Was wondering if anyone had any thoughts on the best trowel and hawk combo for beginners?

What sizes work best for the 2nd and 3rd coat?

Does the curved blade offer any benefits at different coats? IE Curved blade for 2nd coat but not 3rd.

What brands are best for drywall trowels? 

Any information or experience appreciated!

Thanks:thumbup:


----------



## BOBTHEFIXER (Oct 28, 2013)

Welcome to the forum ...

About the Trowels i did use Marshaltown Flat trowel, and i am using now NELA flat trowel , both are 12" and both are great! 4.5" wide.

I tried many Hawks, I would say they are all "Just Okay" i didnt find the "best" hawk till now ! 

all the best,


----------



## 503 Newb (Mar 27, 2017)

Appreciate the advice. That Nela trowel looks real nice. look like a 12" trowel will work for me. Thanks again


----------



## Mr.Brightstar (Dec 2, 2011)

The NELA trowel is a good trowel. The super flex is good for drywall, but not for skim coating. NELA has a curved trowel, its curved the way a plasterer would set his trowel. I just ordered one to test it out. Should be good for base coat and floating thick areas. 

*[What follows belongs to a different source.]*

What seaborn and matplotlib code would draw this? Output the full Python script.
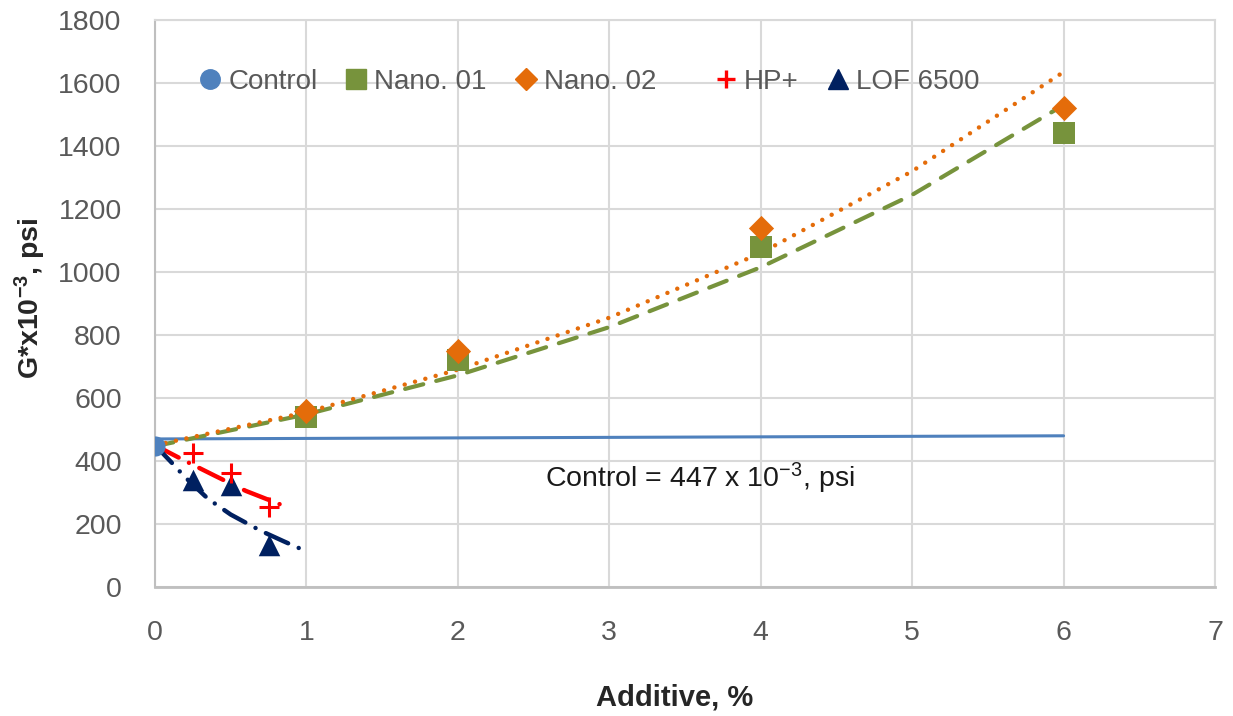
import matplotlib.pyplot as plt
import seaborn as sns
from matplotlib.lines import Line2D
from matplotlib.ticker import MultipleLocator

# measured points
ctrl_x = [0]
ctrl_y = [447]
nano1_x = [1, 2, 4, 6]
nano1_y = [540, 720, 1080, 1440]
nano2_x = [1, 2, 4, 6]
nano2_y = [560, 750, 1140, 1520]
hp_x = [0.25, 0.5, 0.75]
hp_y = [425, 362, 255]
lof_x = [0.25, 0.5, 0.75]
lof_y = [340, 324, 133]

# trend lines
ctrl_trend_x = [0, 6]
ctrl_trend_y = [470, 480]
nano1_trend_x = [0, 1, 2, 3, 4, 5, 6]
nano1_trend_y = [447, 548, 672, 825, 1015, 1245, 1530]
nano2_trend_x = [0, 1, 2, 3, 4, 5, 6]
nano2_trend_y = [450, 555, 690, 855, 1060, 1320, 1635]
hp_trend_x = [0, 0.2, 0.4, 0.6, 0.86]
hp_trend_y = [450, 400, 352, 305, 256]
lof_trend_x = [0, 0.1, 0.2, 0.35, 0.5, 0.7, 0.85, 1.0]
lof_trend_y = [450, 400, 348, 280, 230, 178, 145, 113]

# trailing spaces reproduce the wider gap after "Nano. 02" in the original legend
labels = ["Control", "Nano. 01", "Nano. 02    ", "HP+", "LOF 6500"]

C_CTRL = "#4F81BD"
C_N1 = "#77933C"
C_N2 = "#E46C0A"
C_HP = "#FF0000"
C_LOF = "#002060"
GRID = "#D9D9D9"
AXIS = "#BFBFBF"
TXT = "#595959"

sns.set_theme(style="white")
plt.rcParams["font.family"] = ["Liberation Sans", "DejaVu Sans"]
plt.rcParams["mathtext.default"] = "regular"

fig = plt.figure(figsize=(12.33, 7.16), dpi=100)
ax = fig.add_axes([0.1257, 0.1802, 0.8597, 0.7918])

trends = [
    (ctrl_trend_x, ctrl_trend_y, C_CTRL, "-", 2.2),
    (nano1_trend_x, nano1_trend_y, C_N1, (0, (4.5, 3.2)), 3),
    (nano2_trend_x, nano2_trend_y, C_N2, (0, (0.01, 2.4)), 3.2),
    (hp_trend_x, hp_trend_y, C_HP, (0, (6, 2.6, 0.01, 2.6)), 3.2),
    (lof_trend_x, lof_trend_y, C_LOF, (0, (5.5, 2.6, 0.01, 2.6)), 3.2),
]
for tx, ty, col, ls, lw in trends:
    sns.lineplot(x=tx, y=ty, ax=ax, color=col, lw=lw, sort=False)
    ln = ax.lines[-1]
    ln.set_linestyle(ls)
    ln.set_dash_capstyle("round")
    ln.set_solid_capstyle("round")

sns.scatterplot(x=nano1_x, y=nano1_y, ax=ax, marker="s", s=230, color=C_N1, linewidth=0, zorder=5)
sns.scatterplot(x=nano2_x, y=nano2_y, ax=ax, marker="D", s=165, color=C_N2, linewidth=0, zorder=5)
sns.scatterplot(x=lof_x, y=lof_y, ax=ax, marker="^", s=240, color=C_LOF, linewidth=0, zorder=5)
sns.scatterplot(x=hp_x, y=hp_y, ax=ax, marker="+", s=200, color=C_HP, linewidth=2.2, zorder=6)
sns.scatterplot(x=ctrl_x, y=ctrl_y, ax=ax, marker="o", s=210, color=C_CTRL, linewidth=0, zorder=7)

ax.set_xlim(0, 7)
ax.set_ylim(0, 1800)
ax.set_xticks(range(0, 8))
ax.set_yticks(range(0, 1801, 200))
ax.xaxis.set_minor_locator(MultipleLocator(0.5))
ax.grid(True, which="major", color=GRID, lw=1.5)
ax.set_axisbelow(True)
for s in ax.spines.values():
    s.set_color(GRID)
    s.set_linewidth(1.5)
ax.spines["left"].set_color(AXIS)
ax.spines["bottom"].set_color(AXIS)
ax.spines["bottom"].set_linewidth(2)
ax.tick_params(axis="both", which="major", labelsize=20.5, labelcolor=TXT, length=0, pad=24)
ax.tick_params(axis="x", which="minor", direction="in", length=6, width=1.5, color=AXIS)

ax.set_xlabel("Additive, %", fontsize=21, fontweight="bold")
ax.xaxis.set_label_coords(0.4906, -0.170)
ax.set_ylabel("G*x10$^{-3}$, psi", fontsize=20.5, fontweight="bold")
ax.yaxis.set_label_coords(-0.1010, 0.51)

ax.text(2.576, 317, "Control = 447 x 10$^{-3}$, psi", fontsize=20.5, color="#1A1A1A", va="baseline")

handles = [
    Line2D([], [], ls="none", marker="o", ms=14, color=C_CTRL),
    Line2D([], [], ls="none", marker="s", ms=14, color=C_N1),
    Line2D([], [], ls="none", marker="D", ms=11, color=C_N2),
    Line2D([], [], ls="none", marker="+", ms=13, mew=2.4, color=C_HP),
    Line2D([], [], ls="none", marker="^", ms=14, color=C_LOF),
]
ax.legend(handles, labels, loc="center left", bbox_to_anchor=(0.0415, 0.8907), ncol=5,
          frameon=False, fontsize=20, handlelength=0.8, handletextpad=0.25,
          columnspacing=1.0, borderpad=0, borderaxespad=0, labelcolor=TXT)

fig.savefig("out.png", dpi=100)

Sent from my iPhone using Tapatalk


----------



## Aussiecontractor (Oct 6, 2014)

It's crazy, no one here in my state uses hawks and trowel mostly kick a bucket around with 8 inch knife and a trowel. Comes in handy having the knife available to use with opposite hand too 


Sent from my iPad using Tapatalk


----------



## 503 Newb (Mar 27, 2017)

Didn't know they come curved the other way, appreciate it Mr. Brightstar. My girlfriend is in Europe and I'm trying to have her get me some NELA's on the cheap in Germany lol.

I currently use knife and pan and maybe I'll go back to it, 

Mudslingr and other members on here make the hawk and trowel look so sweet to use I got to give it a go...


----------



## Mr.Brightstar (Dec 2, 2011)

503 Newb said:


> Didn't know they come curved the other way, appreciate it Mr. Brightstar. My girlfriend is in Europe and I'm trying to have her get me some NELA's on the cheap in Germany lol.
> 
> I currently use knife and pan and maybe I'll go back to it,
> 
> Mudslingr and other members on here make the hawk and trowel look so sweet to use I got to give it a go...




The NELA trowels are well made, worth the money. 

You can put a lot of mud on fast with a hawk and trowel. Once you get the hang of putting the mud on and pinching the ends and floating for sanding its a breeze. If you're already proficient with pan and knife you should pick it up quick. 


Sent from my iPhone using Tapatalk


----------



## gazman (Apr 29, 2011)

I have used Tyzack trowels since I started in the trade. great trowels. A few years ago I picked up a Marshaltown, here is the review I posted. http://www.drywalltalk.com/reviews/...hing-trowel-with-durasoft-handle-marshalltown

As for hawks, get a magnesium hawk. They are lighter and stronger.:thumbsup:


----------



## mudslingr (Jul 18, 2010)

I've always been a Marshalltown fan. As gaz said,magnesium hawk for sure.


----------